Although I still have much more to learn about R (and I’m also now learning SQL, another programming language, as well), I’ve found the experience of learning how to programme absolutely fascinating, and I’ve already felt the benefits from it within my research career, as I’ve recently started working part-time as a Senior Research and Statistical Analyst in the Demography Team at the Greater London Authority (alongside my role at IF), where the entire team uses R for the vast majority of its data analysis and visualisation projects.
Overally, I would thoroughly recommend learning R to anybody who works with data, as its now widely used within academia, the public sector and the commercial world, and because it is both freely accessible and tremendously powerful once you’ve overcome some of the initial learning-curve.
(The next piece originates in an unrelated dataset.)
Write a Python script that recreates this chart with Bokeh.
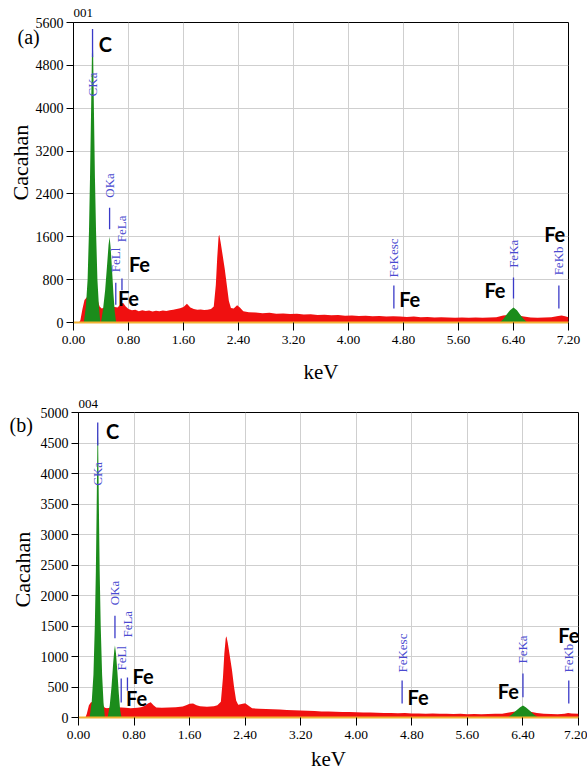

David Kingman is one of the UK Data Service Data Impact Fellows 2019. He is the Senior Researcher at the Intergenerational Foundation and a Senior Research and Statistical Analyst in the Demography Team within the Greater London Authority Intelligence Unit.
David is a quantitative senior researcher and data analyst with a wide range of interests including population demography, economics, inequality, housing, pensions, higher education, political representation and wellbeing in his current role as Senior Researcher at the Intergenerational Foundation (IF). The IF is a non-party-political think tank which researches intergenerational fairness.
David is frequently invited to present IF’s work at conferences, seminars and roundtable discussions, and has appeared as an expert witness before select committees in both Houses of Parliament, at All-Party Parliamentary Groups and before the Low Pay Commission on two occasions. In June 2018, he addressed a large audience at the European Parliament as part of the 2018 European Youth Event.